**RECORDED DATA**:
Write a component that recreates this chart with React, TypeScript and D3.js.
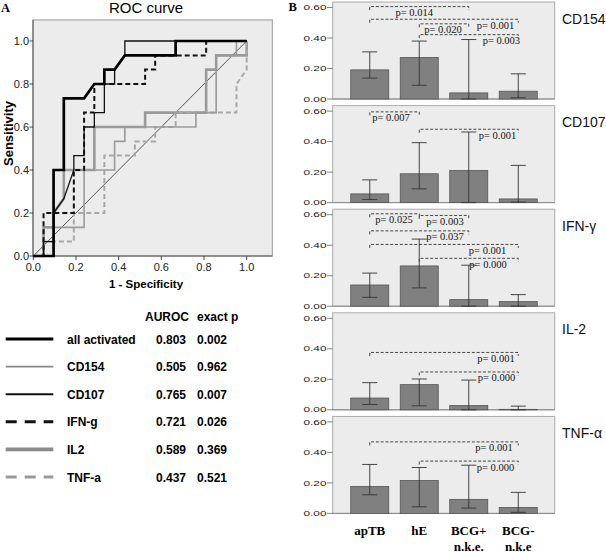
import React from 'react';
import * as d3 from 'd3';

// ---------- Panel A: ROC data ----------
const rocNames = ['all activated', 'CD154', 'CD107', 'IFN-g', 'IL2', 'TNF-a'];
const rocAuroc = ['0.803', '0.505', '0.765', '0.721', '0.589', '0.437'];
const rocExactP = ['0.002', '0.962', '0.007', '0.026', '0.369', '0.521'];
const rocTicks = [0, 0.2, 0.4, 0.6, 0.8, 1.0];

// points: [1 - specificity, sensitivity]
const rocAllActivated: [number, number][] = [
  [0, 0], [0.095, 0], [0.095, 0.4], [0.143, 0.4], [0.143, 0.733], [0.238, 0.733],
  [0.286, 0.8], [0.333, 0.8], [0.333, 0.867], [0.381, 0.867], [0.429, 0.933],
  [0.667, 0.933], [0.667, 1], [1, 1],
];
const rocCD154: [number, number][] = [
  [0, 0], [0.095, 0], [0.095, 0.133], [0.238, 0.133], [0.238, 0.4], [0.381, 0.4],
  [0.381, 0.533], [0.429, 0.533], [0.429, 0.6], [0.762, 0.6], [0.762, 0.667],
  [0.857, 0.667], [0.857, 0.933], [0.952, 0.933], [0.952, 1], [1, 1],
];
const rocCD107: [number, number][] = [
  [0, 0], [0.048, 0], [0.048, 0.067], [0.095, 0.067], [0.095, 0.2], [0.143, 0.267],
  [0.19, 0.4], [0.19, 0.467], [0.238, 0.467], [0.238, 0.6], [0.286, 0.6],
  [0.286, 0.667], [0.333, 0.667], [0.333, 0.8], [0.381, 0.8], [0.381, 0.867],
  [0.429, 0.933], [0.429, 1], [1, 1],
];
const rocIFNg: [number, number][] = [
  [0, 0], [0.048, 0], [0.048, 0.2], [0.19, 0.2], [0.19, 0.4], [0.238, 0.4],
  [0.238, 0.667], [0.286, 0.667], [0.286, 0.8], [0.524, 0.8], [0.524, 0.867],
  [0.571, 0.867], [0.571, 0.933], [0.81, 0.933], [0.81, 1], [1, 1],
];
const rocIL2: [number, number][] = [
  [0, 0], [0.048, 0], [0.048, 0.133], [0.095, 0.133], [0.095, 0.2], [0.143, 0.267],
  [0.143, 0.4], [0.286, 0.4], [0.286, 0.6], [0.524, 0.6], [0.524, 0.667],
  [0.81, 0.667], [0.81, 0.867], [0.857, 0.867], [0.857, 0.933], [1, 0.933], [1, 1],
];
const rocTNFa: [number, number][] = [
  [0, 0], [0.048, 0], [0.048, 0.067], [0.19, 0.067], [0.19, 0.2], [0.333, 0.2],
  [0.333, 0.467], [0.476, 0.467], [0.476, 0.533], [0.571, 0.533], [0.571, 0.6],
  [0.667, 0.6], [0.667, 0.667], [0.952, 0.667], [0.952, 0.8], [1, 0.867], [1, 1],
];

// ---------- Panel B: bar data ----------
const groupLine1 = ['apTB', 'hE', 'BCG+', 'BCG-'];
const groupLine2 = ['', '', 'n.k.e.', 'n.k.e'];
const markers = ['CD154', 'CD107', 'IFN-γ', 'IL-2', 'TNF-α'];
const barTicks = [0, 0.2, 0.4, 0.6];

const cd154Mean = [0.191, 0.272, 0.040, 0.051];
const cd154Low = [0.137, 0.090, 0.0, 0.008];
const cd154High = [0.309, 0.380, 0.390, 0.165];
const cd107Mean = [0.057, 0.189, 0.211, 0.024];
const cd107Low = [0.020, 0.090, 0.0, 0.003];
const cd107High = [0.149, 0.393, 0.463, 0.244];
const ifnMean = [0.139, 0.264, 0.043, 0.030];
const ifnLow = [0.058, 0.120, 0.0, 0.0];
const ifnHigh = [0.217, 0.440, 0.269, 0.076];
const il2Mean = [0.077, 0.165, 0.028, 0.003];
const il2Low = [0.035, 0.026, 0.0, 0.0];
const il2High = [0.178, 0.202, 0.195, 0.024];
const tnfMean = [0.177, 0.216, 0.092, 0.039];
const tnfLow = [0.122, 0.043, 0.035, 0.007];
const tnfHigh = [0.321, 0.301, 0.316, 0.138];

type Bracket = { from: number; to: number; level: number; p: string; at: number };
const cd154Brackets: Bracket[] = [
  { from: 0, to: 2, level: 0.606, p: '0.014', at: 0.9 },
  { from: 0, to: 3, level: 0.523, p: '0.001', at: 2.54 },
  { from: 1, to: 2, level: 0.493, p: '0.020', at: 1.48 },
  { from: 1, to: 3, level: 0.422, p: '0.003', at: 2.66 },
];
const cd107Brackets: Bracket[] = [
  { from: 0, to: 1, level: 0.595, p: '0.007', at: 0.43 },
  { from: 1, to: 3, level: 0.481, p: '0.001', at: 2.58 },
];
const ifnBrackets: Bracket[] = [
  { from: 0, to: 1, level: 0.606, p: '0.025', at: 0.49 },
  { from: 1, to: 2, level: 0.595, p: '0.003', at: 1.52 },
  { from: 0, to: 2, level: 0.494, p: '0.037', at: 1.52 },
  { from: 0, to: 3, level: 0.405, p: '0.001', at: 2.38 },
  { from: 1, to: 3, level: 0.314, p: '0.000', at: 2.39 },
];
const il2Brackets: Bracket[] = [
  { from: 0, to: 3, level: 0.376, p: '0.001', at: 2.55 },
  { from: 1, to: 3, level: 0.248, p: '0.000', at: 2.56 },
];
const tnfBrackets: Bracket[] = [
  { from: 0, to: 3, level: 0.469, p: '0.001', at: 2.51 },
  { from: 1, to: 3, level: 0.343, p: '0.000', at: 2.54 },
];

const panelMeans = [cd154Mean, cd107Mean, ifnMean, il2Mean, tnfMean];
const panelLows = [cd154Low, cd107Low, ifnLow, il2Low, tnfLow];
const panelHighs = [cd154High, cd107High, ifnHigh, il2High, tnfHigh];
const panelBrackets = [cd154Brackets, cd107Brackets, ifnBrackets, il2Brackets, tnfBrackets];

const rocSeries = [rocAllActivated, rocCD154, rocCD107, rocIFNg, rocIL2, rocTNFa];

const SANS = 'Liberation Sans, Arial, sans-serif';
const SERIF = 'Liberation Serif, Times New Roman, serif';

const plotStyles = [
  { stroke: '#000', w: 2.7, dash: undefined as string | undefined },
  { stroke: '#9a9a9a', w: 1.6, dash: undefined },
  { stroke: '#111', w: 1.3, dash: undefined },
  { stroke: '#111', w: 2.0, dash: '5,3' },
  { stroke: '#9a9a9a', w: 2.6, dash: undefined },
  { stroke: '#a8a8a8', w: 2.0, dash: '5,3' },
];
const legendStyles = [
  { stroke: '#000', w: 3.2, dash: undefined as string | undefined },
  { stroke: '#8a8a8a', w: 1.6, dash: undefined },
  { stroke: '#111', w: 2.0, dash: undefined },
  { stroke: '#111', w: 3.0, dash: '11,8' },
  { stroke: '#8a8a8a', w: 3.6, dash: undefined },
  { stroke: '#999', w: 3.0, dash: '11,8' },
];

export default function App() {
  // ---- ROC scales ----
  const x = d3.scaleLinear().domain([0, 1]).range([33.3, 246.7]);
  const y = d3.scaleLinear().domain([0, 1]).range([256, 41]);
  const fx0 = x(0) - 0.3, fx1 = x(1.12), fy0 = y(1.098), fy1 = y(0);
  const line = d3.line<[number, number]>().x(d => x(d[0])).y(d => y(d[1]));
  const drawOrder = [4, 5, 1, 3, 2, 0];

  // ---- Bar scales ----
  const band = d3.scaleBand<number>().domain([0, 1, 2, 3]).range([345, 543])
    .paddingInner(0.232).paddingOuter(0.116);
  const pos = d3.scaleLinear().domain([0, 3]).range([band(0)! + band.bandwidth() / 2, band(3)! + band.bandwidth() / 2]);
  const bxL = 332.7, bxR = 554.7;
  const legendRows = d3.range(rocNames.length);
  const rowY = d3.scaleLinear().domain([0, 5]).range([343.5, 481.5]);

  return (
    <svg width={606} height={552} viewBox="0 0 606 552"
      style={{ position: 'absolute', left: 0, top: 0, background: '#fff' }}>
      {/* Panel letters */}
      <text x={1} y={12} fontFamily={SERIF} fontWeight="bold" fontSize={12.5}>A</text>
      <text x={288.5} y={11} fontFamily={SERIF} fontWeight="bold" fontSize={12.5}>B</text>

      {/* ROC frame */}
      <text x={146} y={13.3} textAnchor="middle" fontFamily={SANS} fontSize={15}>ROC curve</text>
      <rect x={fx0} y={fy0} width={fx1 - fx0} height={fy1 - fy0} fill="#ececec" stroke="#999" strokeWidth={1} />
      <line x1={fx0} x2={fx0} y1={fy0} y2={fy1} stroke="#555" />
      <line x1={fx0} x2={fx1} y1={fy1} y2={fy1} stroke="#555" />
      {rocTicks.map(t => (
        <g key={'yt' + t}>
          <line x1={fx0 - 3.5} x2={fx0} y1={y(t)} y2={y(t)} stroke="#444" />
          <text x={29} y={y(t) + 3.8} textAnchor="end" fontFamily={SANS} fontSize={11} fill="#222">{t.toFixed(1)}</text>
          <line x1={x(t)} x2={x(t)} y1={fy1} y2={fy1 + 4} stroke="#444" />
          <text x={x(t)} y={271} textAnchor="middle" fontFamily={SANS} fontSize={11} fill="#222">{t.toFixed(1)}</text>
        </g>
      ))}
      <text transform={`translate(13,133.5) rotate(-90)`} textAnchor="middle" fontFamily={SANS} fontWeight="bold" fontSize={13}>Sensitivity</text>
      <text x={146} y={287.5} textAnchor="middle" fontFamily={SANS} fontWeight="bold" fontSize={11.5}>1 - Specificity</text>

      {/* reference diagonal */}
      <line x1={x(0)} y1={y(0)} x2={x(1)} y2={y(1)} stroke="#444" strokeWidth={0.9} />
      {drawOrder.map(i => (
        <path key={'roc' + i} d={line(rocSeries[i]) || ''} fill="none"
          stroke={plotStyles[i].stroke} strokeWidth={plotStyles[i].w}
          strokeDasharray={plotStyles[i].dash} strokeLinejoin="miter" />
      ))}

      {/* ROC legend table */}
      <text x={145} y={321} fontFamily={SANS} fontWeight="bold" fontSize={12}>AUROC</text>
      <text x={197} y={321} fontFamily={SANS} fontWeight="bold" fontSize={12}>exact p</text>
      {legendRows.map(i => (
        <g key={'leg' + i}>
          <line x1={5.7} x2={53.3} y1={rowY(i) - 4.5} y2={rowY(i) - 4.5}
            stroke={legendStyles[i].stroke} strokeWidth={legendStyles[i].w}
            strokeDasharray={legendStyles[i].dash} />
          <text x={67} y={rowY(i)} fontFamily={SANS} fontWeight="bold" fontSize={12}>{rocNames[i]}</text>
          <text x={156} y={rowY(i)} fontFamily={SANS} fontWeight="bold" fontSize={12}>{rocAuroc[i]}</text>
          <text x={197} y={rowY(i)} fontFamily={SANS} fontWeight="bold" fontSize={12}>{rocExactP[i]}</text>
        </g>
      ))}

      {/* Panel B */}
      {markers.map((m, pi) => {
        const zeroY = 99 + 103.6 * pi;
        const ys = d3.scaleLinear().domain([0, 0.6]).range([zeroY, zeroY - 91.5]);
        const top = ys(0.636);
        const means = panelMeans[pi], lows = panelLows[pi], highs = panelHighs[pi];
        return (
          <g key={'p' + pi}>
            <rect x={bxL} y={top} width={bxR - bxL} height={zeroY - top} fill="#ececec" stroke="#aaa" strokeWidth={1} />
            {barTicks.map(t => (
              <g key={'bt' + t}>
                <line x1={327} x2={bxL} y1={ys(t)} y2={ys(t)} stroke="#666" strokeWidth={0.8} />
                <text x={326.5} y={ys(t) + 2.6} textAnchor="end" fontFamily={SANS} fontSize={7.5}
                  textLength={23} lengthAdjust="spacingAndGlyphs" fill="#222">{t.toFixed(2)}</text>
              </g>
            ))}
            <line x1={bxL} x2={bxR} y1={zeroY} y2={zeroY} stroke="#888" strokeWidth={1} />
            {means.map((v, bi) => (
              <rect key={'b' + bi} x={band(bi)} y={ys(v)} width={band.bandwidth()} height={zeroY - ys(v)}
                fill="#808080" stroke="#555" strokeWidth={0.8} />
            ))}
            {means.map((v, bi) => {
              const cx = pos(bi);
              return (
                <g key={'e' + bi} stroke="#333" strokeWidth={0.9}>
                  <line x1={cx} x2={cx} y1={ys(highs[bi])} y2={ys(lows[bi])} />
                  <line x1={cx - 7.5} x2={cx + 7.5} y1={ys(highs[bi])} y2={ys(highs[bi])} />
                  <line x1={cx - 7.5} x2={cx + 7.5} y1={ys(lows[bi])} y2={ys(lows[bi])} />
                </g>
              );
            })}
            {panelBrackets[pi].map((b, k) => {
              const yy = ys(b.level);
              const x1 = pos(b.from), x2 = pos(b.to);
              return (
                <g key={'br' + k}>
                  <path d={`M${x1},${yy + 3.5}V${yy}H${x2}V${yy + 3.5}`} fill="none" stroke="#333"
                    strokeWidth={0.9} strokeDasharray="3,1.8" />
                  <text x={pos(b.at)} y={yy + 9.5} textAnchor="middle" fontFamily={SERIF} fontSize={10.5} fill="#111">{'p= ' + b.p}</text>
                </g>
              );
            })}
            <text x={562} y={ys(0.6) + 16} fontFamily={SANS} fontSize={14} fill="#111">{m}</text>
          </g>
        );
      })}
      {groupLine1.map((g, i) => (
        <g key={'gl' + i}>
          <text x={pos(i)} y={535} textAnchor="middle" fontFamily={SERIF} fontWeight="bold" fontSize={13}>{g}</text>
          {groupLine2[i] && (
            <text x={pos(i)} y={550.5} textAnchor="middle" fontFamily={SERIF} fontWeight="bold" fontSize={13}>{groupLine2[i]}</text>
          )}
        </g>
      ))}
    </svg>
  );
}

**WHAT IS NEEDED**:
Your task is to return the lines above, from the first one up to and including the line containing "const rocTicks = [0, 0.2, 0.4, 0.6, 0.8, 1.0];", minus any pictures.

**CORRECT ANSWER**:
Write a component that recreates this chart with React, TypeScript and D3.js.
import React from 'react';
import * as d3 from 'd3';

// ---------- Panel A: ROC data ----------
const rocNames = ['all activated', 'CD154', 'CD107', 'IFN-g', 'IL2', 'TNF-a'];
const rocAuroc = ['0.803', '0.505', '0.765', '0.721', '0.589', '0.437'];
const rocExactP = ['0.002', '0.962', '0.007', '0.026', '0.369', '0.521'];
const rocTicks = [0, 0.2, 0.4, 0.6, 0.8, 1.0];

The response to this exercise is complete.